AIM :: Quote the records that follow in full, leaving the pictures out.

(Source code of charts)
********************

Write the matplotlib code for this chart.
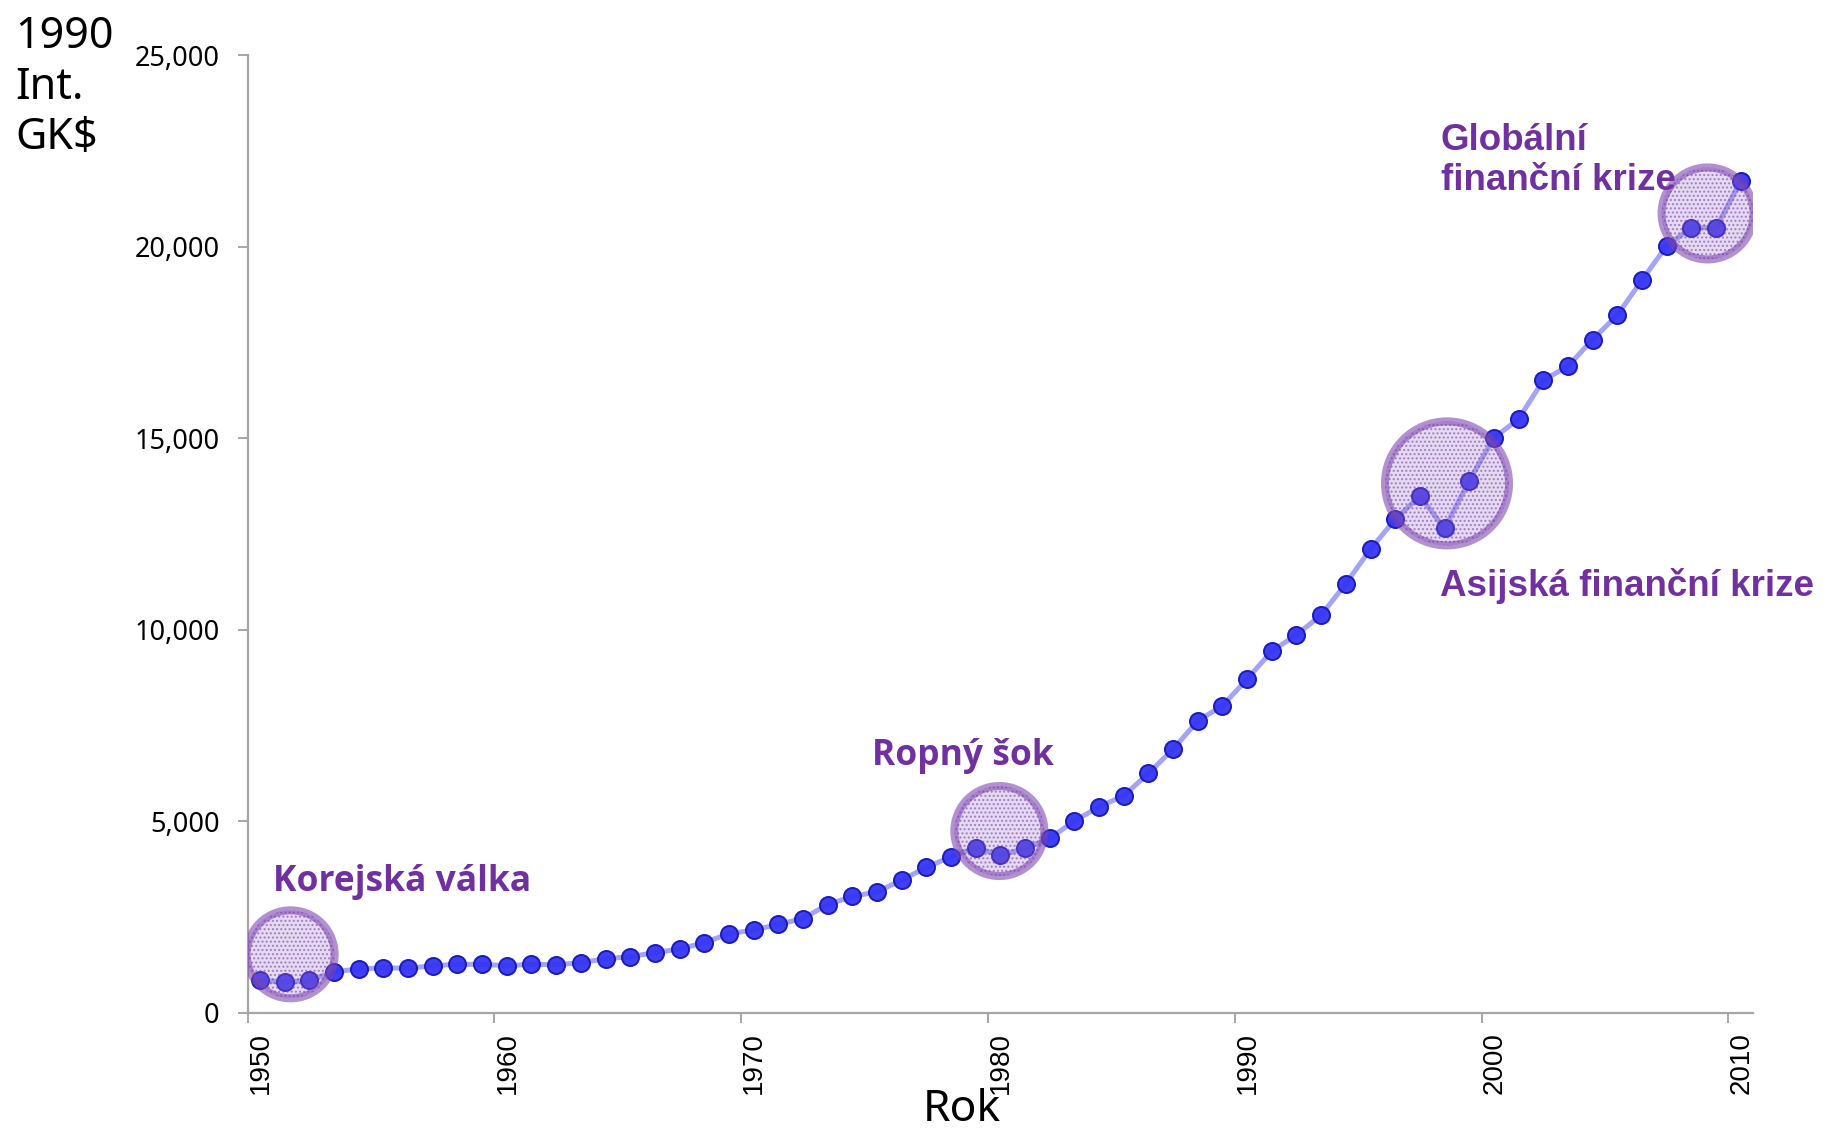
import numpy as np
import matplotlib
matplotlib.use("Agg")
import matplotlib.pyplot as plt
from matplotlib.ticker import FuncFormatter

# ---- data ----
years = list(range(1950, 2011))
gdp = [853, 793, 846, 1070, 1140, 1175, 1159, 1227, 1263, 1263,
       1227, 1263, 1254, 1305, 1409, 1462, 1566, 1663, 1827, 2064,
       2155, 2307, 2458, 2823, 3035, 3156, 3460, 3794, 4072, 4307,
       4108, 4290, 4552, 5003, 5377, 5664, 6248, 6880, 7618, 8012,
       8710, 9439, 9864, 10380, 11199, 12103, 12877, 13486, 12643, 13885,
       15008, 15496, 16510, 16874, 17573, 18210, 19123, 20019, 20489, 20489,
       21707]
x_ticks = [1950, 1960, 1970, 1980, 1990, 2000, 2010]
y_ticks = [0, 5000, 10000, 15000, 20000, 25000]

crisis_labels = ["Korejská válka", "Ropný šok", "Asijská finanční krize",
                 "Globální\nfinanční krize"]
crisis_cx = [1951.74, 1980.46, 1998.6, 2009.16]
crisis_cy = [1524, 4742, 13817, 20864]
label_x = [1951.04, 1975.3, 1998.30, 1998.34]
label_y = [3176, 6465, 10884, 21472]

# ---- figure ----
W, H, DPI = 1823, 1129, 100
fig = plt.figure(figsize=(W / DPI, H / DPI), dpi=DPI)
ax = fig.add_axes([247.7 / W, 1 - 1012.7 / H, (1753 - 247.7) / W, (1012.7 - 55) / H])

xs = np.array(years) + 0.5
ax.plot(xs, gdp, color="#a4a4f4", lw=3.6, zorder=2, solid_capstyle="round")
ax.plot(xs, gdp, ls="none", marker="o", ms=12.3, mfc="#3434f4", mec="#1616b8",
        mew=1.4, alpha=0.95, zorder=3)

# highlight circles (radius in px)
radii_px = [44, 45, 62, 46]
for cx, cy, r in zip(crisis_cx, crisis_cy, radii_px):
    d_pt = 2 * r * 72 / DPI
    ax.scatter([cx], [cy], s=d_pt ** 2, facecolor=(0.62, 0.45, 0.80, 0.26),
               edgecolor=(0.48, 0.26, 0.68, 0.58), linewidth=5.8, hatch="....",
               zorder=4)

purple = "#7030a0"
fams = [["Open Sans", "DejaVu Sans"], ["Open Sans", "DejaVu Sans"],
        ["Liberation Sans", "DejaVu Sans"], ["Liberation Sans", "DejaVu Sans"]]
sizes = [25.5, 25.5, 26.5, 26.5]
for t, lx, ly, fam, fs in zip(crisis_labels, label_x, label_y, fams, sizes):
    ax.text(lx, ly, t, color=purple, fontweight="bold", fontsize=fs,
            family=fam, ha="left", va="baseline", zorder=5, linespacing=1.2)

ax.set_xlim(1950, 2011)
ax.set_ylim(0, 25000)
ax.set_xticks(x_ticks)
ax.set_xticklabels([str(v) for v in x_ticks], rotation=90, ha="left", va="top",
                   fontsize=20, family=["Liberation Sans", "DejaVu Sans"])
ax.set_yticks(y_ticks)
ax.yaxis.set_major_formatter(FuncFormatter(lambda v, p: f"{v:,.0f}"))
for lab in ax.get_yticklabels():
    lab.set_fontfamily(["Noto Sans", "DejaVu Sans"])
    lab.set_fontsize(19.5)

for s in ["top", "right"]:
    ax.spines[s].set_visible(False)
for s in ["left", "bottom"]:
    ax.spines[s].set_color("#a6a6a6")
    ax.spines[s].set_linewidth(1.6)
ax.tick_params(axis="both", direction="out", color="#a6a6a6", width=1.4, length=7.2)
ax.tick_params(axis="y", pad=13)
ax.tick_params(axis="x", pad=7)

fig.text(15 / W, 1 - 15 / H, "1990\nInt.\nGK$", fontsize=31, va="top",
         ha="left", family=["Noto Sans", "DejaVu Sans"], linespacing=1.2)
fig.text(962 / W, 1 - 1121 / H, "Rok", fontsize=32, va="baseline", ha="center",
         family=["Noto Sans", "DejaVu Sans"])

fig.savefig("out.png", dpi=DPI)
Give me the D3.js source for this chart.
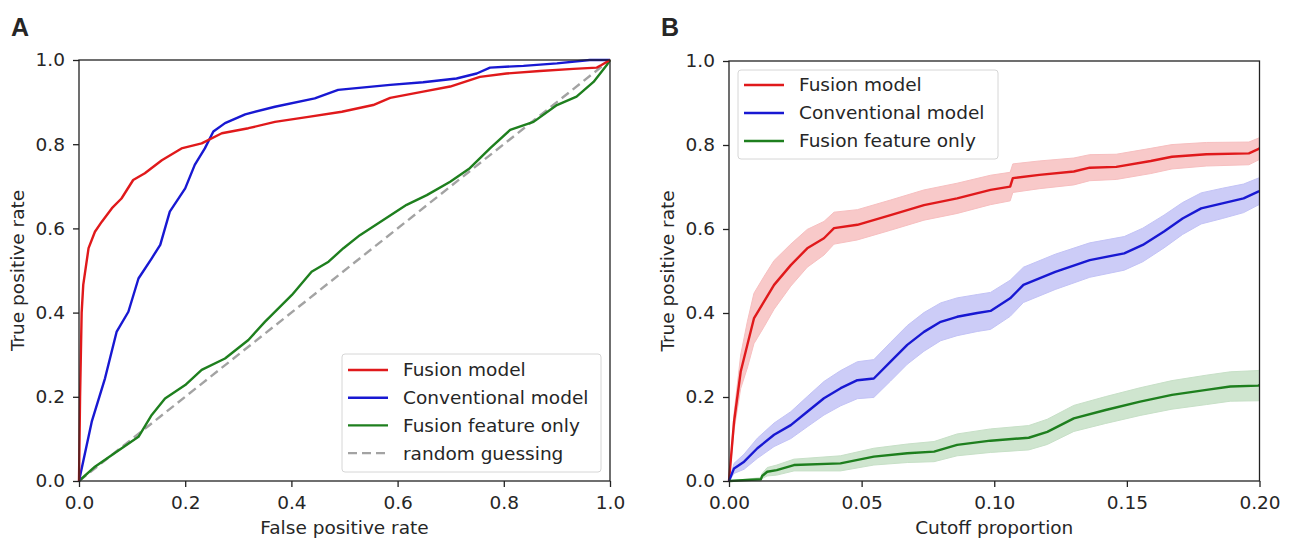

********************

RESPONSE BELOW ::
Write the matplotlib code for this chart.
import numpy as np
import matplotlib
matplotlib.use("Agg")
import matplotlib.pyplot as plt
from matplotlib.ticker import FuncFormatter

# ---- data ----
years = list(range(1950, 2011))
gdp = [853, 793, 846, 1070, 1140, 1175, 1159, 1227, 1263, 1263,
       1227, 1263, 1254, 1305, 1409, 1462, 1566, 1663, 1827, 2064,
       2155, 2307, 2458, 2823, 3035, 3156, 3460, 3794, 4072, 4307,
       4108, 4290, 4552, 5003, 5377, 5664, 6248, 6880, 7618, 8012,
       8710, 9439, 9864, 10380, 11199, 12103, 12877, 13486, 12643, 13885,
       15008, 15496, 16510, 16874, 17573, 18210, 19123, 20019, 20489, 20489,
       21707]
x_ticks = [1950, 1960, 1970, 1980, 1990, 2000, 2010]
y_ticks = [0, 5000, 10000, 15000, 20000, 25000]

crisis_labels = ["Korejská válka", "Ropný šok", "Asijská finanční krize",
                 "Globální\nfinanční krize"]
crisis_cx = [1951.74, 1980.46, 1998.6, 2009.16]
crisis_cy = [1524, 4742, 13817, 20864]
label_x = [1951.04, 1975.3, 1998.30, 1998.34]
label_y = [3176, 6465, 10884, 21472]

# ---- figure ----
W, H, DPI = 1823, 1129, 100
fig = plt.figure(figsize=(W / DPI, H / DPI), dpi=DPI)
ax = fig.add_axes([247.7 / W, 1 - 1012.7 / H, (1753 - 247.7) / W, (1012.7 - 55) / H])

xs = np.array(years) + 0.5
ax.plot(xs, gdp, color="#a4a4f4", lw=3.6, zorder=2, solid_capstyle="round")
ax.plot(xs, gdp, ls="none", marker="o", ms=12.3, mfc="#3434f4", mec="#1616b8",
        mew=1.4, alpha=0.95, zorder=3)

# highlight circles (radius in px)
radii_px = [44, 45, 62, 46]
for cx, cy, r in zip(crisis_cx, crisis_cy, radii_px):
    d_pt = 2 * r * 72 / DPI
    ax.scatter([cx], [cy], s=d_pt ** 2, facecolor=(0.62, 0.45, 0.80, 0.26),
               edgecolor=(0.48, 0.26, 0.68, 0.58), linewidth=5.8, hatch="....",
               zorder=4)

purple = "#7030a0"
fams = [["Open Sans", "DejaVu Sans"], ["Open Sans", "DejaVu Sans"],
        ["Liberation Sans", "DejaVu Sans"], ["Liberation Sans", "DejaVu Sans"]]
sizes = [25.5, 25.5, 26.5, 26.5]
for t, lx, ly, fam, fs in zip(crisis_labels, label_x, label_y, fams, sizes):
    ax.text(lx, ly, t, color=purple, fontweight="bold", fontsize=fs,
            family=fam, ha="left", va="baseline", zorder=5, linespacing=1.2)

ax.set_xlim(1950, 2011)
ax.set_ylim(0, 25000)
ax.set_xticks(x_ticks)
ax.set_xticklabels([str(v) for v in x_ticks], rotation=90, ha="left", va="top",
                   fontsize=20, family=["Liberation Sans", "DejaVu Sans"])
ax.set_yticks(y_ticks)
ax.yaxis.set_major_formatter(FuncFormatter(lambda v, p: f"{v:,.0f}"))
for lab in ax.get_yticklabels():
    lab.set_fontfamily(["Noto Sans", "DejaVu Sans"])
    lab.set_fontsize(19.5)

for s in ["top", "right"]:
    ax.spines[s].set_visible(False)
for s in ["left", "bottom"]:
    ax.spines[s].set_color("#a6a6a6")
    ax.spines[s].set_linewidth(1.6)
ax.tick_params(axis="both", direction="out", color="#a6a6a6", width=1.4, length=7.2)
ax.tick_params(axis="y", pad=13)
ax.tick_params(axis="x", pad=7)

fig.text(15 / W, 1 - 15 / H, "1990\nInt.\nGK$", fontsize=31, va="top",
         ha="left", family=["Noto Sans", "DejaVu Sans"], linespacing=1.2)
fig.text(962 / W, 1 - 1121 / H, "Rok", fontsize=32, va="baseline", ha="center",
         family=["Noto Sans", "DejaVu Sans"])

fig.savefig("out.png", dpi=DPI)
Give me the D3.js source for this chart.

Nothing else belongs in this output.